Objective:
Will you output all of the data below exactly, omitting the images?

Given material:

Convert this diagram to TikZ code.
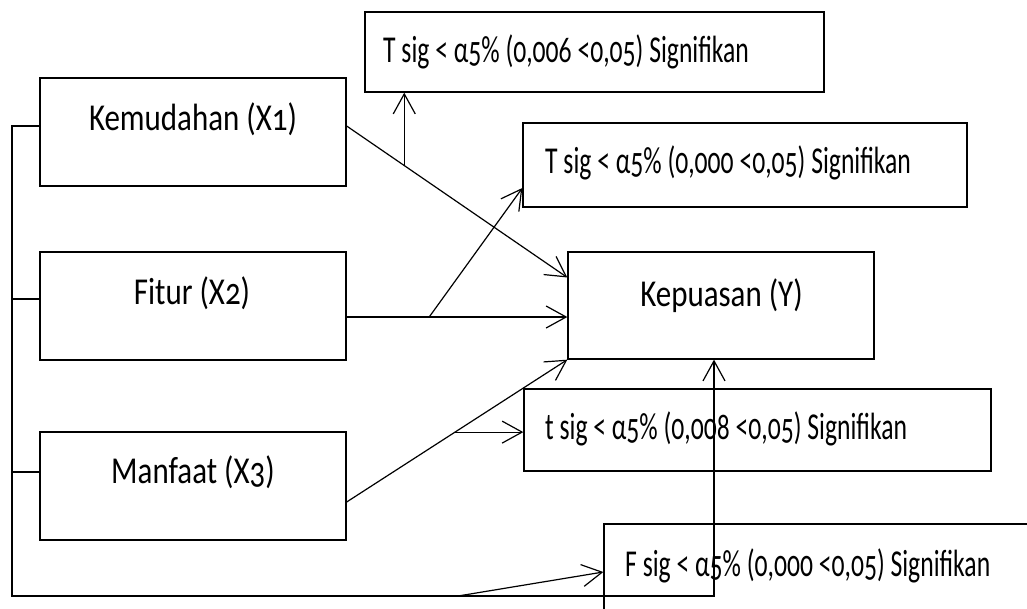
\documentclass[tikz,border=0pt]{standalone}
\usepackage{fontspec}
\setmainfont{Carlito}[Numbers=OldStyle,FakeStretch=0.815]
\newfontfamily\sigfont{Carlito}[Numbers=OldStyle,FakeStretch=0.675]
\usetikzlibrary{arrows.meta,calc}
\tikzset{
  box/.style={draw, line width=1.3pt, inner sep=0pt, fill=none},
  txt/.style={inner sep=0pt, font=\fontsize{38}{40}\selectfont},
  sigtxt/.style={inner sep=0pt, font=\sigfont\fontsize{38}{40}\selectfont},
  conn/.style={line width=1.2pt},
  arr/.style={conn, -{Straight Barb[length=20pt,width=22pt,line width=1.2pt]}},
}
\begin{document}
\begin{tikzpicture}[x=1pt,y=-1pt]
\useasboundingbox (0,0) rectangle (1027,608);
\clip (0,0) rectangle (1027,608);
% boxes
\node[box, minimum width=306pt, minimum height=108pt] (x1) at (193,132) {};
\node[box, minimum width=306pt, minimum height=108pt] (x2) at (193,306) {};
\node[box, minimum width=306pt, minimum height=108pt] (x3) at (193,486) {};
\node[box, minimum width=306pt, minimum height=107pt] (y) at (721,305.5) {};
\node[box, minimum width=459pt, minimum height=80pt] (s1) at (594.5,52) {};
\node[box, minimum width=444pt, minimum height=84pt] (s2) at (745,165) {};
\node[box, minimum width=467pt, minimum height=82pt] (s3) at (757.5,430) {};
\node[box, minimum width=456pt, minimum height=104pt] (sf) at (832,576) {};
% texts
\node[txt, anchor=base] (x1t) at (193,130) {Kemudahan (X1)};
\node[txt, anchor=base] (x2t) at (192,304) {Fitur (X2)};
\node[txt, anchor=base] (x3t) at (193,483) {Manfaat (X3)};
\node[txt, anchor=base] (yt) at (721.5,306) {Kepuasan (Y)};
\node[sigtxt, anchor=base west] (s1t) at (383,62) {T sig < α5\% (0,006 <0,05) Signifikan};
\node[sigtxt, anchor=base west] (s2t) at (545,173) {T sig < α5\% (0,000 <0,05) Signifikan};
\node[sigtxt, anchor=base west] (s3t) at (545,439) {t sig < α5\% (0,008 <0,05) Signifikan};
\node[sigtxt, anchor=base west] (sft) at (625,576) {F sig < α5\% (0,000 <0,05) Signifikan};
% bus coordinates
\coordinate (b1) at (12,126);
\coordinate (b2) at (12,299);
\coordinate (b3) at (12,472);
\coordinate (b4) at (12,596);
\coordinate (c) at (714,596);
\coordinate (p4) at (458,596);
% bus
\draw[arr] (b1 -| x1.west) -- (b1) -- (b4) -- (c) -- (c |- y.south);
\draw[conn] (b2) -- (b2 -| x2.west);
\draw[conn] (b3) -- (b3 -| x3.west);
\draw[arr] (p4) -- ([yshift=4pt]sf.west);
% X1 -> Y
\coordinate (a1) at ([yshift=6pt]x1.east);
\coordinate (e1) at ([yshift=28pt]y.west);
\draw[arr] (a1) -- (e1);
\coordinate (p1) at ($(a1)!0.261!(e1)$);
\draw[arr] (p1) -- (p1 |- s1.south);
% X2 -> Y
\coordinate (a2) at ([yshift=-11pt]x2.east);
\draw[arr] (a2) -- (a2 -| y.west);
\coordinate (p2) at ($(a2)!0.374!(a2 -| y.west)$);
\draw[arr] (p2) -- ([yshift=-23pt]s2.west);
% X3 -> Y
\coordinate (a3) at ([yshift=-16pt]x3.east);
\draw[arr] (a3) -- (y.south west);
\coordinate (p3) at ($(a3)!0.491!(y.south west)$);
\draw[arr] (p3) -- (p3 -| s3.west);
\end{tikzpicture}
\end{document}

Result of the task:
Convert this diagram to TikZ code.
\documentclass[tikz,border=0pt]{standalone}
\usepackage{fontspec}
\setmainfont{Carlito}[Numbers=OldStyle,FakeStretch=0.815]
\newfontfamily\sigfont{Carlito}[Numbers=OldStyle,FakeStretch=0.675]
\usetikzlibrary{arrows.meta,calc}
\tikzset{
  box/.style={draw, line width=1.3pt, inner sep=0pt, fill=none},
  txt/.style={inner sep=0pt, font=\fontsize{38}{40}\selectfont},
  sigtxt/.style={inner sep=0pt, font=\sigfont\fontsize{38}{40}\selectfont},
  conn/.style={line width=1.2pt},
  arr/.style={conn, -{Straight Barb[length=20pt,width=22pt,line width=1.2pt]}},
}
\begin{document}
\begin{tikzpicture}[x=1pt,y=-1pt]
\useasboundingbox (0,0) rectangle (1027,608);
\clip (0,0) rectangle (1027,608);
% boxes
\node[box, minimum width=306pt, minimum height=108pt] (x1) at (193,132) {};
\node[box, minimum width=306pt, minimum height=108pt] (x2) at (193,306) {};
\node[box, minimum width=306pt, minimum height=108pt] (x3) at (193,486) {};
\node[box, minimum width=306pt, minimum height=107pt] (y) at (721,305.5) {};
\node[box, minimum width=459pt, minimum height=80pt] (s1) at (594.5,52) {};
\node[box, minimum width=444pt, minimum height=84pt] (s2) at (745,165) {};
\node[box, minimum width=467pt, minimum height=82pt] (s3) at (757.5,430) {};
\node[box, minimum width=456pt, minimum height=104pt] (sf) at (832,576) {};
% texts
\node[txt, anchor=base] (x1t) at (193,130) {Kemudahan (X1)};
\node[txt, anchor=base] (x2t) at (192,304) {Fitur (X2)};
\node[txt, anchor=base] (x3t) at (193,483) {Manfaat (X3)};
\node[txt, anchor=base] (yt) at (721.5,306) {Kepuasan (Y)};
\node[sigtxt, anchor=base west] (s1t) at (383,62) {T sig < α5\% (0,006 <0,05) Signifikan};
\node[sigtxt, anchor=base west] (s2t) at (545,173) {T sig < α5\% (0,000 <0,05) Signifikan};
\node[sigtxt, anchor=base west] (s3t) at (545,439) {t sig < α5\% (0,008 <0,05) Signifikan};
\node[sigtxt, anchor=base west] (sft) at (625,576) {F sig < α5\% (0,000 <0,05) Signifikan};
% bus coordinates
\coordinate (b1) at (12,126);
\coordinate (b2) at (12,299);
\coordinate (b3) at (12,472);
\coordinate (b4) at (12,596);
\coordinate (c) at (714,596);
\coordinate (p4) at (458,596);
% bus
\draw[arr] (b1 -| x1.west) -- (b1) -- (b4) -- (c) -- (c |- y.south);
\draw[conn] (b2) -- (b2 -| x2.west);
\draw[conn] (b3) -- (b3 -| x3.west);
\draw[arr] (p4) -- ([yshift=4pt]sf.west);
% X1 -> Y
\coordinate (a1) at ([yshift=6pt]x1.east);
\coordinate (e1) at ([yshift=28pt]y.west);
\draw[arr] (a1) -- (e1);
\coordinate (p1) at ($(a1)!0.261!(e1)$);
\draw[arr] (p1) -- (p1 |- s1.south);
% X2 -> Y
\coordinate (a2) at ([yshift=-11pt]x2.east);
\draw[arr] (a2) -- (a2 -| y.west);
\coordinate (p2) at ($(a2)!0.374!(a2 -| y.west)$);
\draw[arr] (p2) -- ([yshift=-23pt]s2.west);
% X3 -> Y
\coordinate (a3) at ([yshift=-16pt]x3.east);
\draw[arr] (a3) -- (y.south west);
\coordinate (p3) at ($(a3)!0.491!(y.south west)$);
\draw[arr] (p3) -- (p3 -| s3.west);
\end{tikzpicture}
\end{document}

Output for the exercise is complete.